Work to do
Render the material again word for word, skipping the pictures in it.

○ ○ ○ ○

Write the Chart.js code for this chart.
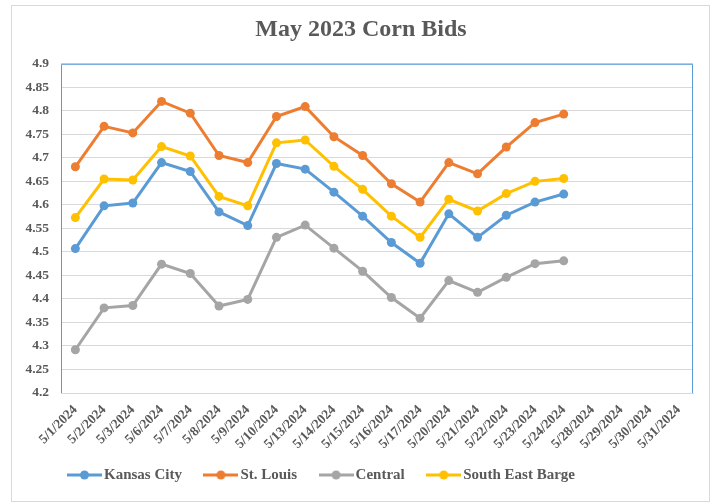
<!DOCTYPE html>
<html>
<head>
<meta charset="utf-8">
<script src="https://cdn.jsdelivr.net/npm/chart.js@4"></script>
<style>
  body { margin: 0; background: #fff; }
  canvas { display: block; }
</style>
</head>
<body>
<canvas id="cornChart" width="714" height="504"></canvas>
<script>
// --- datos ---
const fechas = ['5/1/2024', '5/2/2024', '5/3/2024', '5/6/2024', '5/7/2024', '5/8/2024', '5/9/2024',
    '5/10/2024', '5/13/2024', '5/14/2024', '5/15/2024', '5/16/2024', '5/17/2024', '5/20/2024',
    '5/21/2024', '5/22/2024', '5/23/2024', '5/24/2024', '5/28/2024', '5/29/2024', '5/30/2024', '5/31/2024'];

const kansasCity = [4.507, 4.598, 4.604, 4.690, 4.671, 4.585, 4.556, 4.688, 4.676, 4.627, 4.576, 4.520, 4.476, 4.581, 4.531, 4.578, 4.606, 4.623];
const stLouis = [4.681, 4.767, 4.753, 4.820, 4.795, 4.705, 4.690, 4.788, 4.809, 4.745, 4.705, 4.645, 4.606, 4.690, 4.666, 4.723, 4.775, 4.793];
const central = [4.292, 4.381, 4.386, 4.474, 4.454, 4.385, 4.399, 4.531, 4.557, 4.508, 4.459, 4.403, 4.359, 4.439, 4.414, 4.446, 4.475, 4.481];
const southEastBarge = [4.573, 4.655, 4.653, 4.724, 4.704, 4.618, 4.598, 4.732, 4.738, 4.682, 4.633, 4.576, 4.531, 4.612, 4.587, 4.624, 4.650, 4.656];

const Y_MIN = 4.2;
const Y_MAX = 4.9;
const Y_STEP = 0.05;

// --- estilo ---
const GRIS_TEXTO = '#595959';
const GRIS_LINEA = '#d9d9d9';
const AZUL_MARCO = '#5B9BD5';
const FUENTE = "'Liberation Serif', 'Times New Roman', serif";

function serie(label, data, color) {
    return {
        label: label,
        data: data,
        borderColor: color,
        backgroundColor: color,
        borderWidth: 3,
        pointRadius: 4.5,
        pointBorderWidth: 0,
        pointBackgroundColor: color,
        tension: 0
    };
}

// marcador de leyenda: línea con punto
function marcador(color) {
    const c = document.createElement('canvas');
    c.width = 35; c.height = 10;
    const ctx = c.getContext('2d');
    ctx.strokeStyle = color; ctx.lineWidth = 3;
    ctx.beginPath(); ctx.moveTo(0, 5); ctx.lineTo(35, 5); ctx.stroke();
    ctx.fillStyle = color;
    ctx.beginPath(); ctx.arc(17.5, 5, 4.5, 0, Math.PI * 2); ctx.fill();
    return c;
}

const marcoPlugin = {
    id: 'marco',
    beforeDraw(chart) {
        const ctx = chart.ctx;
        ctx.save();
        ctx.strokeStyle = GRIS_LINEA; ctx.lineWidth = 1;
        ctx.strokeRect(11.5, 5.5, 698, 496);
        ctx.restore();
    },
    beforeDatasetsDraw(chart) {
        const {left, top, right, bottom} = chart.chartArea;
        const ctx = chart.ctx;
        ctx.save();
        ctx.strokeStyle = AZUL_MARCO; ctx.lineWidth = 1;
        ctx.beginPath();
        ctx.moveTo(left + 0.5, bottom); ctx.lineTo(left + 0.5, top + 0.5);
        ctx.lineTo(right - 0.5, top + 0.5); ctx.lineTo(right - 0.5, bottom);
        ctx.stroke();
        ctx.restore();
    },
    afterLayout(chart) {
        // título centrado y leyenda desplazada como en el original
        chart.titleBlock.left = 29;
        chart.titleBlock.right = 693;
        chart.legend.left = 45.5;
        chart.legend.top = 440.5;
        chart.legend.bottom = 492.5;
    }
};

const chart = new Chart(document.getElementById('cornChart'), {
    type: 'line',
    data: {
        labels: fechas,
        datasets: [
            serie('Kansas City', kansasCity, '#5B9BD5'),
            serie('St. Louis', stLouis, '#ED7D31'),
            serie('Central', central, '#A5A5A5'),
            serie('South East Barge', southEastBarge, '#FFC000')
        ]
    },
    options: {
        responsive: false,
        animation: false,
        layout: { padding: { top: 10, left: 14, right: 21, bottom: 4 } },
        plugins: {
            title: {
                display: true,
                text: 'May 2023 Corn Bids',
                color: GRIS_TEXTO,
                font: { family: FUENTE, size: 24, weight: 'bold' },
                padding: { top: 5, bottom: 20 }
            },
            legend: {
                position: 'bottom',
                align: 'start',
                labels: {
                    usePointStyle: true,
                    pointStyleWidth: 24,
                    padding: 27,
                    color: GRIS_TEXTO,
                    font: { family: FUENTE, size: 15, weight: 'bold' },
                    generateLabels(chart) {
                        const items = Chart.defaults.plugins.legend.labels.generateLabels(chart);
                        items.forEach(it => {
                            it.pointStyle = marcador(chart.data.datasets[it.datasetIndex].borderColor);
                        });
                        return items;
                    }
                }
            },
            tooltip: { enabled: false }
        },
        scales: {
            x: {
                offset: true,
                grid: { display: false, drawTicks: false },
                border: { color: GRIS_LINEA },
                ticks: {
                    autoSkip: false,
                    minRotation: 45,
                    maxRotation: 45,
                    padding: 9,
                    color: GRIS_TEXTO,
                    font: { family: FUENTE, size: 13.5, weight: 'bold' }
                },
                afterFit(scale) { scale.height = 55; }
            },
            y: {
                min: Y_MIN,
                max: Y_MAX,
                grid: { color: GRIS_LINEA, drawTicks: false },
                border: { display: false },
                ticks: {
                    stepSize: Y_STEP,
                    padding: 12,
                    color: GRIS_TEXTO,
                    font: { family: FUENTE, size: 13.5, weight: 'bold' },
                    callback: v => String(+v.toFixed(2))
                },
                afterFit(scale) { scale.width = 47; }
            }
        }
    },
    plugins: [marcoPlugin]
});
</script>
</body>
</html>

○ ○ ○ ○

Task output
Write the Chart.js code for this chart.
<!DOCTYPE html>
<html>
<head>
<meta charset="utf-8">
<script src="https://cdn.jsdelivr.net/npm/chart.js@4"></script>
<style>
  body { margin: 0; background: #fff; }
  canvas { display: block; }
</style>
</head>
<body>
<canvas id="cornChart" width="714" height="504"></canvas>
<script>
// --- datos ---
const fechas = ['5/1/2024', '5/2/2024', '5/3/2024', '5/6/2024', '5/7/2024', '5/8/2024', '5/9/2024',
    '5/10/2024', '5/13/2024', '5/14/2024', '5/15/2024', '5/16/2024', '5/17/2024', '5/20/2024',
    '5/21/2024', '5/22/2024', '5/23/2024', '5/24/2024', '5/28/2024', '5/29/2024', '5/30/2024', '5/31/2024'];

const kansasCity = [4.507, 4.598, 4.604, 4.690, 4.671, 4.585, 4.556, 4.688, 4.676, 4.627, 4.576, 4.520, 4.476, 4.581, 4.531, 4.578, 4.606, 4.623];
const stLouis = [4.681, 4.767, 4.753, 4.820, 4.795, 4.705, 4.690, 4.788, 4.809, 4.745, 4.705, 4.645, 4.606, 4.690, 4.666, 4.723, 4.775, 4.793];
const central = [4.292, 4.381, 4.386, 4.474, 4.454, 4.385, 4.399, 4.531, 4.557, 4.508, 4.459, 4.403, 4.359, 4.439, 4.414, 4.446, 4.475, 4.481];
const southEastBarge = [4.573, 4.655, 4.653, 4.724, 4.704, 4.618, 4.598, 4.732, 4.738, 4.682, 4.633, 4.576, 4.531, 4.612, 4.587, 4.624, 4.650, 4.656];

const Y_MIN = 4.2;
const Y_MAX = 4.9;
const Y_STEP = 0.05;

// --- estilo ---
const GRIS_TEXTO = '#595959';
const GRIS_LINEA = '#d9d9d9';
const AZUL_MARCO = '#5B9BD5';
const FUENTE = "'Liberation Serif', 'Times New Roman', serif";

function serie(label, data, color) {
    return {
        label: label,
        data: data,
        borderColor: color,
        backgroundColor: color,
        borderWidth: 3,
        pointRadius: 4.5,
        pointBorderWidth: 0,
        pointBackgroundColor: color,
        tension: 0
    };
}

// marcador de leyenda: línea con punto
function marcador(color) {
    const c = document.createElement('canvas');
    c.width = 35; c.height = 10;
    const ctx = c.getContext('2d');
    ctx.strokeStyle = color; ctx.lineWidth = 3;
    ctx.beginPath(); ctx.moveTo(0, 5); ctx.lineTo(35, 5); ctx.stroke();
    ctx.fillStyle = color;
    ctx.beginPath(); ctx.arc(17.5, 5, 4.5, 0, Math.PI * 2); ctx.fill();
    return c;
}

const marcoPlugin = {
    id: 'marco',
    beforeDraw(chart) {
        const ctx = chart.ctx;
        ctx.save();
        ctx.strokeStyle = GRIS_LINEA; ctx.lineWidth = 1;
        ctx.strokeRect(11.5, 5.5, 698, 496);
        ctx.restore();
    },
    beforeDatasetsDraw(chart) {
        const {left, top, right, bottom} = chart.chartArea;
        const ctx = chart.ctx;
        ctx.save();
        ctx.strokeStyle = AZUL_MARCO; ctx.lineWidth = 1;
        ctx.beginPath();
        ctx.moveTo(left + 0.5, bottom); ctx.lineTo(left + 0.5, top + 0.5);
        ctx.lineTo(right - 0.5, top + 0.5); ctx.lineTo(right - 0.5, bottom);
        ctx.stroke();
        ctx.restore();
    },
    afterLayout(chart) {
        // título centrado y leyenda desplazada como en el original
        chart.titleBlock.left = 29;
        chart.titleBlock.right = 693;
        chart.legend.left = 45.5;
        chart.legend.top = 440.5;
        chart.legend.bottom = 492.5;
    }
};

const chart = new Chart(document.getElementById('cornChart'), {
    type: 'line',
    data: {
        labels: fechas,
        datasets: [
            serie('Kansas City', kansasCity, '#5B9BD5'),
            serie('St. Louis', stLouis, '#ED7D31'),
            serie('Central', central, '#A5A5A5'),
            serie('South East Barge', southEastBarge, '#FFC000')
        ]
    },
    options: {
        responsive: false,
        animation: false,
        layout: { padding: { top: 10, left: 14, right: 21, bottom: 4 } },
        plugins: {
            title: {
                display: true,
                text: 'May 2023 Corn Bids',
                color: GRIS_TEXTO,
                font: { family: FUENTE, size: 24, weight: 'bold' },
                padding: { top: 5, bottom: 20 }
            },
            legend: {
                position: 'bottom',
                align: 'start',
                labels: {
                    usePointStyle: true,
                    pointStyleWidth: 24,
                    padding: 27,
                    color: GRIS_TEXTO,
                    font: { family: FUENTE, size: 15, weight: 'bold' },
                    generateLabels(chart) {
                        const items = Chart.defaults.plugins.legend.labels.generateLabels(chart);
                        items.forEach(it => {
                            it.pointStyle = marcador(chart.data.datasets[it.datasetIndex].borderColor);
                        });
                        return items;
                    }
                }
            },
            tooltip: { enabled: false }
        },
        scales: {
            x: {
                offset: true,
                grid: { display: false, drawTicks: false },
                border: { color: GRIS_LINEA },
                ticks: {
                    autoSkip: false,
                    minRotation: 45,
                    maxRotation: 45,
                    padding: 9,
                    color: GRIS_TEXTO,
                    font: { family: FUENTE, size: 13.5, weight: 'bold' }
                },
                afterFit(scale) { scale.height = 55; }
            },
            y: {
                min: Y_MIN,
                max: Y_MAX,
                grid: { color: GRIS_LINEA, drawTicks: false },
                border: { display: false },
                ticks: {
                    stepSize: Y_STEP,
                    padding: 12,
                    color: GRIS_TEXTO,
                    font: { family: FUENTE, size: 13.5, weight: 'bold' },
                    callback: v => String(+v.toFixed(2))
                },
                afterFit(scale) { scale.width = 47; }
            }
        }
    },
    plugins: [marcoPlugin]
});
</script>
</body>
</html>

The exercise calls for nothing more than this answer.